With numerous models available to capture data patterns like trends, seasonality, and baseline data levels, it’s important to consider the data structure and behavior to pick the best model. In comparing different models, it’s also key to use simple baseline models, such as naive models or seasonal naive models, when appropriate.
What this study does is consider a popular financial investment, such as the SPY-USA ETF that tracks the S&P 500 and the different models that can effectively forecast performance. This study focused on more obtainable, low computational forecasting methods for tech savvy and statistically minded investors. This study can be generalized to many American and global investors who want to benefit from the performance of the S&P 500. It also explore an ensemble model, something mentioned as an area of further exploration by other authors in the field.
There are some limitations and challenges in this study.
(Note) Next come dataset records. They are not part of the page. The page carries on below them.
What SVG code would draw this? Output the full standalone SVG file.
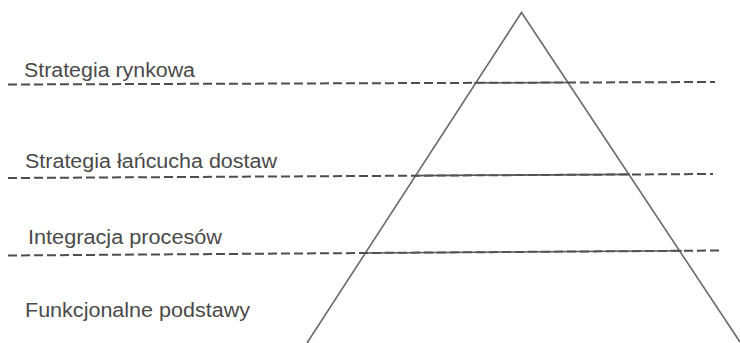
<svg xmlns="http://www.w3.org/2000/svg" width="740" height="343" viewBox="0 0 740 343">
<style>
.lbl{font-family:"Liberation Sans",Arial,sans-serif;font-size:20px;fill:#4a4a4a}
.dash{stroke:#4d4d4d;stroke-width:2;stroke-dasharray:9 4;fill:none}
.solid{stroke:#555;stroke-width:1.6;fill:none}
.edge{stroke:#6a6a6a;stroke-width:1.6;fill:none}
</style>
<rect width="740" height="343" fill="#fff"/>
<g id="pyramid">
<polyline class="edge" points="307,343 521.5,12.5 740,342"/>
</g>
<g id="connectors">
<line class="dash" x1="8" y1="84.5" x2="715" y2="82"/>
<line class="solid" x1="474" y1="82.8" x2="568" y2="82.5"/>
<line class="dash" x1="8" y1="178" x2="713" y2="174"/>
<line class="solid" x1="415.5" y1="175.6" x2="630" y2="174.4"/>
<line class="dash" x1="8" y1="255.5" x2="722" y2="250.5"/>
<line class="solid" x1="366.5" y1="253" x2="682" y2="250.8"/>
</g>
<g id="level1"><text class="lbl" x="24" y="77" textLength="171" lengthAdjust="spacingAndGlyphs">Strategia rynkowa</text></g>
<g id="level2"><text class="lbl" x="25" y="168" textLength="252" lengthAdjust="spacingAndGlyphs">Strategia łańcucha dostaw</text></g>
<g id="level3"><text class="lbl" x="28" y="244" textLength="194" lengthAdjust="spacingAndGlyphs">Integracja procesów</text></g>
<g id="level4"><text class="lbl" x="25" y="317" textLength="225" lengthAdjust="spacingAndGlyphs">Funkcjonalne podstawy</text></g>
</svg>
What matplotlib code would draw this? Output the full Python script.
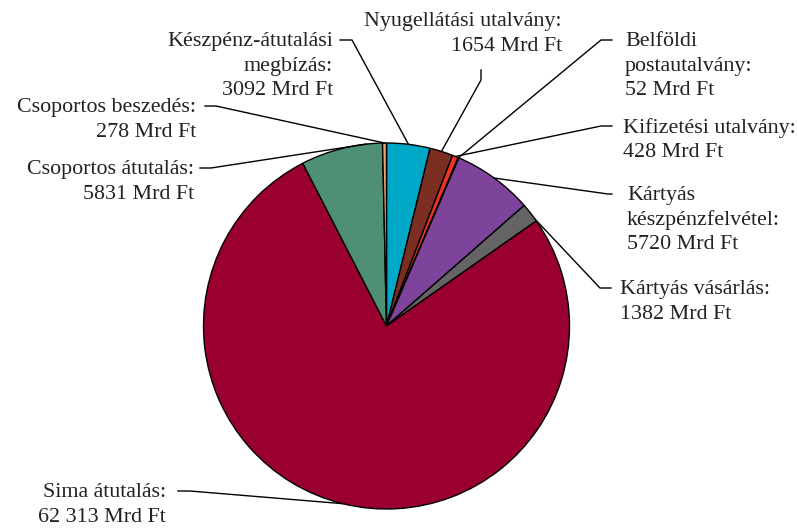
import numpy as np
import matplotlib.pyplot as plt

# adatok (Mrd Ft), az óramutató járása szerint, a 12 órás iránytól indulva
labels = ['Készpénz-átutalási\nmegbízás:\n3092 Mrd Ft',
          'Nyugellátási utalvány:\n1654 Mrd Ft',
          'Kifizetési utalvány:\n428 Mrd Ft',
          'Belföldi\npostautalvány:\n52 Mrd Ft',
          'Kártyás\nkészpénzfelvétel:\n5720 Mrd Ft',
          'Kártyás vásárlás:\n1382 Mrd Ft',
          'Sima átutalás:\n62 313 Mrd Ft',
          'Csoportos átutalás:\n5831 Mrd Ft',
          'Csoportos beszedés:\n278 Mrd Ft']
values = [3092, 1654, 428, 52, 5720, 1382, 62313, 5831, 278]
colors = ['#00a8c8', '#7b2f22', '#ee3322', '#ffe800', '#7e439a',
          '#646464', '#990030', '#4f8f73', '#f2a070']

# címkék helye (pixel, y lefelé), igazítás, "fül" a vonal végén,
# és hogy a szeleten belül hol fut be a vonal (0..1)
label_pos = [(333, 66, 'right', 340, 352, 0.5),
             (562, 34, 'right', 481, 481, 0.5),
             (623, 140, 'left', 612, 601, 0.5),
             (625, 66, 'left', 612, 601, 0.5),
             (627, 220, 'left', 612, 608, 0.5),
             (620, 302, 'left', 611, 600, 0.9),
             (166, 505, 'right', 178, 190, 0.5),
             (194, 182, 'right', 200, 211, 0.8),
             (196, 120, 'right', 205, 216, 0.5)]

W, H = 798, 530
cx, cy, r = 386.5, H - 326, 183

plt.rcParams['font.family'] = ['Liberation Serif', 'DejaVu Serif']

fig = plt.figure(figsize=(W / 100, H / 100), dpi=100)
ax = fig.add_axes([0, 0, 1, 1])

wedges, _ = ax.pie(values, colors=colors, startangle=90, counterclock=False,
                   center=(cx, cy), radius=r, frame=True,
                   wedgeprops=dict(edgecolor='black', linewidth=1.0))
ax.set_xlim(0, W)
ax.set_ylim(0, H)
ax.set_aspect('equal')
ax.axis('off')

for w, lab, (lx, ly, ha, x1, x2, f) in zip(wedges, labels, label_pos):
    # theta2 a kezdő szél, mert az óramutató irányába megyünk
    ang = np.deg2rad(w.theta2 + (w.theta1 - w.theta2) * f)
    px = cx + r * np.cos(ang)
    py = cy + r * np.sin(ang)
    nlines = lab.count('\n') + 1
    # a vonal az első sor magasságában csatlakozik
    first_y = ly - (nlines - 1) * 12
    if x1 == x2:
        # függőleges fül (Nyugellátási)
        ax.plot([x1, x1, px], [H - 70, H - 80, py], color='black', lw=1)
    else:
        ax.plot([x1, x2, px], [H - first_y + 2, H - first_y + 2, py], color='black', lw=1)
    ax.text(lx, H - ly, lab, ha=ha, va='center', fontsize=15.8,
            linespacing=1.36, color='#222222')

fig.savefig('out.png', dpi=100)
It doesn’t consider more advanced machine learning or deep learning models that other studies consider. While it does explore ensemble methods that average results from many models, it doesn’t include hybrid models that may have produced better results, like ETS_AAN and LSTM hybrid. Another limitation of this study is it doesn’t take into account other factors that could influence ETF performance that are challenging to model, such as involvement in war, tariffs, and other geopolitical factors.
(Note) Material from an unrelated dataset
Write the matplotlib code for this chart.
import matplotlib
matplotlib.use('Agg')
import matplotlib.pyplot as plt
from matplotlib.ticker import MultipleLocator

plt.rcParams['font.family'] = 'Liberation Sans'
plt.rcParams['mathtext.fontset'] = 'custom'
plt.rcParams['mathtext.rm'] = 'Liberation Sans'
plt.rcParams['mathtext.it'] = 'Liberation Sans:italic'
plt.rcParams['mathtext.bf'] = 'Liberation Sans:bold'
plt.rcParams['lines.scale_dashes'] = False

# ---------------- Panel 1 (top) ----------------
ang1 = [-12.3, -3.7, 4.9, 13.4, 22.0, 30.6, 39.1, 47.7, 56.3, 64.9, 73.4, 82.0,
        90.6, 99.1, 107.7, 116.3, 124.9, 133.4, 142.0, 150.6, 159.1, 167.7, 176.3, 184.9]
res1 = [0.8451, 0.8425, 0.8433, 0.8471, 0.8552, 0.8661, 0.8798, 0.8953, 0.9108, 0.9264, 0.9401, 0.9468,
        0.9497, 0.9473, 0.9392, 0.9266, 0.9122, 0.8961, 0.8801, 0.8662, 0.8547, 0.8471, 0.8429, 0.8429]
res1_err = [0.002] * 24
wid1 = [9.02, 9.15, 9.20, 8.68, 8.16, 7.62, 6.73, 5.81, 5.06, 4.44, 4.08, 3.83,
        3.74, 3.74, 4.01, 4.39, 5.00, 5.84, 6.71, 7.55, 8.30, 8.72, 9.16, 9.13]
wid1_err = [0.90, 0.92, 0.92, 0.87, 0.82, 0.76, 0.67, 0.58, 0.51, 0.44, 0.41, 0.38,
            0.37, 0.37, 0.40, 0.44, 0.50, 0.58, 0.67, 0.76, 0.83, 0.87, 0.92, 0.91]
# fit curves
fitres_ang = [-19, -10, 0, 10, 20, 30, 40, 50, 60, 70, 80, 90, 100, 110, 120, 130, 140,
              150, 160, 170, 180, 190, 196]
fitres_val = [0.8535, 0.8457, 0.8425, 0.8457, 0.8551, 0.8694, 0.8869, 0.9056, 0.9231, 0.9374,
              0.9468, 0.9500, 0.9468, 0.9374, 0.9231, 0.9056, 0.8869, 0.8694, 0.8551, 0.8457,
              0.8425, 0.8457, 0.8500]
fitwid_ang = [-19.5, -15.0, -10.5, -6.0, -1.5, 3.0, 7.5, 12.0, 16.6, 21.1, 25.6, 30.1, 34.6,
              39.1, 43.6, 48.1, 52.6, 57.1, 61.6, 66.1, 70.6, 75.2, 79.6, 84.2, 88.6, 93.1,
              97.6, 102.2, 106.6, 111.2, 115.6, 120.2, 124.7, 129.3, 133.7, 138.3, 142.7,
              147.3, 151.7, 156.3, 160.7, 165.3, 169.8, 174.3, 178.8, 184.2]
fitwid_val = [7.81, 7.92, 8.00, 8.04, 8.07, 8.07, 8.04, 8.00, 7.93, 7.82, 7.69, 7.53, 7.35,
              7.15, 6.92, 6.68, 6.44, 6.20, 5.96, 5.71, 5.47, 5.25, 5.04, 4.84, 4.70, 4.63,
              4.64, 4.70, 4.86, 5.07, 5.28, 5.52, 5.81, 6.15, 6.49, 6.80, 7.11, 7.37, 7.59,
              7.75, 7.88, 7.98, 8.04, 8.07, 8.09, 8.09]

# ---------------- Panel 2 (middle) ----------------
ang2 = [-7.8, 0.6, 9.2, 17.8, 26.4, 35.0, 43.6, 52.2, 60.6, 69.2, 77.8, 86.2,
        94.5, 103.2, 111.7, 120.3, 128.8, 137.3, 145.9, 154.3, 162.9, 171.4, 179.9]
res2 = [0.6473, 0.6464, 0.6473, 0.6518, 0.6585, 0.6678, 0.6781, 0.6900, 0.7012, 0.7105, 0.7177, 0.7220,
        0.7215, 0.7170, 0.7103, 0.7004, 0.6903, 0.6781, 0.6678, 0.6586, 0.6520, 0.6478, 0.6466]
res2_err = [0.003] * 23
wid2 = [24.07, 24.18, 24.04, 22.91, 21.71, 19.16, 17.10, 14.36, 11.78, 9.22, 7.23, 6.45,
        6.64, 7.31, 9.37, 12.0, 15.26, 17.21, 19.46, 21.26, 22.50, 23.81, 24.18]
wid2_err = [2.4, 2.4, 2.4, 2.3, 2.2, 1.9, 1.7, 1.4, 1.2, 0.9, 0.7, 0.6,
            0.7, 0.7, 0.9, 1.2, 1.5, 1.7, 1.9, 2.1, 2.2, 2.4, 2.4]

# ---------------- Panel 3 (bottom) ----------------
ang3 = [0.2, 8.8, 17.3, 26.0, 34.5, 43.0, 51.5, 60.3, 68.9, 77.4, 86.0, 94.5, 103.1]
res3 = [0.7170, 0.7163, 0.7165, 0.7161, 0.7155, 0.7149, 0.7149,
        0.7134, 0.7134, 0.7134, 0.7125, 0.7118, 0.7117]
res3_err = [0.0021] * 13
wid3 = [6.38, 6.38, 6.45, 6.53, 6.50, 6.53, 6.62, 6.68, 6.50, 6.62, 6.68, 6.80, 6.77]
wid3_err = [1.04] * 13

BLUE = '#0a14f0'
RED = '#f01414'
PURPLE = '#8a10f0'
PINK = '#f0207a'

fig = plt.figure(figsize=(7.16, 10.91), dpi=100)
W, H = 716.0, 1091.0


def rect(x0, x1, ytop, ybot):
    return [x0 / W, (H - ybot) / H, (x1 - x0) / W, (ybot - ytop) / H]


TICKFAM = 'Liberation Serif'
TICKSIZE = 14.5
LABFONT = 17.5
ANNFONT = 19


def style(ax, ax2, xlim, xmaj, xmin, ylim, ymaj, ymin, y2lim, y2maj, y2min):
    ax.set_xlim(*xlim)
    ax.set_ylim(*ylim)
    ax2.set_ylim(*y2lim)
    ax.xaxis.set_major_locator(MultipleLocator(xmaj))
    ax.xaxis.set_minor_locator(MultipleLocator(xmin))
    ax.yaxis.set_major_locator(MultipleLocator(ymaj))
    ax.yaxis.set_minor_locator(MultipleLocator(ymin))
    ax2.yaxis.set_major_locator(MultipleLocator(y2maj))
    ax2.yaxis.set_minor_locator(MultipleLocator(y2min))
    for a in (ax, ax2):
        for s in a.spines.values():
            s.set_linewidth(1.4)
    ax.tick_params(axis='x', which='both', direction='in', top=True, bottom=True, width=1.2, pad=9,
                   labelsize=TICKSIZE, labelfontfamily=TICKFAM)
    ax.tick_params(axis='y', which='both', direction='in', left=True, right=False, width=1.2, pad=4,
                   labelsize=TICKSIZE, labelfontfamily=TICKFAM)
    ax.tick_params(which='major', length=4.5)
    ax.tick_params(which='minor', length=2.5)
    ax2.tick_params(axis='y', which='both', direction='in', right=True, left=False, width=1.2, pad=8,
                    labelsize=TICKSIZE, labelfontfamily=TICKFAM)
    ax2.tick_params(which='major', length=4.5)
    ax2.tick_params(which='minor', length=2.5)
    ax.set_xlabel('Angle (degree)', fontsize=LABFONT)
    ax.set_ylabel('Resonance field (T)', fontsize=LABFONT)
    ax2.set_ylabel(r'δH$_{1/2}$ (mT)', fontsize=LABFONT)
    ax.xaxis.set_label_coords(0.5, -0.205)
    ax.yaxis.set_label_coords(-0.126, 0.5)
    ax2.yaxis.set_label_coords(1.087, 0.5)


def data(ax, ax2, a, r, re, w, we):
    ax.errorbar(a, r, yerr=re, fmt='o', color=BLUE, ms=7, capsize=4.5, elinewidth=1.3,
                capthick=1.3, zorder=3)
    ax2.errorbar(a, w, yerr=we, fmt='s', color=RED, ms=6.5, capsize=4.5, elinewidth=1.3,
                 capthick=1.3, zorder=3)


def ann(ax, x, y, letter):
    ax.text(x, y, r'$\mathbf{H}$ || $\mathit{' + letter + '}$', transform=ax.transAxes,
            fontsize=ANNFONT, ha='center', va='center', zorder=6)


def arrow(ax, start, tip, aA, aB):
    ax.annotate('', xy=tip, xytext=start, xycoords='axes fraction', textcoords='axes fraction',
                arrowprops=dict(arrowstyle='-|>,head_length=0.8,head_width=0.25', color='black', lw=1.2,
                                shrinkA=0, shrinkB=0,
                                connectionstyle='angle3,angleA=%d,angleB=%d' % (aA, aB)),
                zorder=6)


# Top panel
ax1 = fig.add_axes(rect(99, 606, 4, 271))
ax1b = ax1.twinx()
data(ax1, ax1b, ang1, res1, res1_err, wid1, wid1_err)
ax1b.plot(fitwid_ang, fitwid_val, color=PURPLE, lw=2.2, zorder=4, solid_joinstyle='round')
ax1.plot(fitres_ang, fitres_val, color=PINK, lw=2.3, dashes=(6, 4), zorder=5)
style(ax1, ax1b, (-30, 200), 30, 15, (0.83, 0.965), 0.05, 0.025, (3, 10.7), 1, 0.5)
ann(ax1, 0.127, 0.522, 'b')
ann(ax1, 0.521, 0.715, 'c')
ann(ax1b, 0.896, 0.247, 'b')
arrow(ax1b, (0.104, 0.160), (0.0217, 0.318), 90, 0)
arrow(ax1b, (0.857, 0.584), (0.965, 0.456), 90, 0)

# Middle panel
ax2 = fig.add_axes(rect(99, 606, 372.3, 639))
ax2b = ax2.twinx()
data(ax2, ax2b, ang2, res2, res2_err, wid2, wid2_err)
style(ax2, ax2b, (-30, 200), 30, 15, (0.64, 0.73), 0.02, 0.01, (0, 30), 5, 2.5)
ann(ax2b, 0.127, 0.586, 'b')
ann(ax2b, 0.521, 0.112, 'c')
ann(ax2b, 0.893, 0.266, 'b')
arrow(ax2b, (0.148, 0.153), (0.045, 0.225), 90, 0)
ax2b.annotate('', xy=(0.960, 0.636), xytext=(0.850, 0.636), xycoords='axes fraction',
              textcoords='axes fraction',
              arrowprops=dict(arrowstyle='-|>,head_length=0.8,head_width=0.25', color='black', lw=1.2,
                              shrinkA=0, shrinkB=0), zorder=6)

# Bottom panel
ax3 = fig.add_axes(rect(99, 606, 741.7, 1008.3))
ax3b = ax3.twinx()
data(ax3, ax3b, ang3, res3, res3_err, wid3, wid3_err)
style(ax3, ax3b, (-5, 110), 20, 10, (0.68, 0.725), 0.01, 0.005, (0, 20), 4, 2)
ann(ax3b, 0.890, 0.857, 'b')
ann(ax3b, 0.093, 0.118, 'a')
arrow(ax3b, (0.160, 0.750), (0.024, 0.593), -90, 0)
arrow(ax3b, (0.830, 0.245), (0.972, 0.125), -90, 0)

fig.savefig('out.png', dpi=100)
Investors should consider simple and moderately complex models like naive and expontenial smoothing as information to incorporate into investment decisions, like when to invest in the S&P 500. Investors should not rely solely on these forecasts as they don’t completely model stock market patterns accurately, but should incorporate some judgmental forecasting techniques as well to make more holistic investment decisions.
This study compares forecasting methods (naive, seasonal naive, ETS, and an ensemble), on 10 years of monthly SPY‑USA data. Overall, the additive and multiplicative ETS models (both Holt linear and Holt–Winters) and the basic naive model delivered the smallest forecast errors (MAE and RMSE) and residuals consistent with assumptions. The seasonal naive approach under‑predicted the strong upward trend and exhibited autocorrelated residuals, making it the least reliable. The ensemble model offered modest gains over its weak seasonal component but was still dragged down by that model’s bias.
Often, simple models suffice when it comes to financial instrument forecasting, particularly long-term ones like the SPY. Naive forecasts provide a reasonable baseline while ETS models add flexibility by capturing trends. Also, it’s import to match a model’s form to its data structure so exploratory analysis and decomposition efforts in the beginning are crucial.
Limitations of this work include its focus on univariate historical prices and omission of exogenous factors (e.g. macroeconomic indicators or sentiment data), as well as more advanced machine‑ and deep‑learning approaches. Future extensions might explore hybrid ETS–LSTM models, incorporate technical or fundamental variables.
In practice, these forecasting tools can be “good‑enough” to guide timing decisions while acknowledging that no model perfectly predicts market movements. By combining straightforward statistical methods with thoughtful domain judgment, investors can gain actionable insights without the cost or complexity of advanced methods.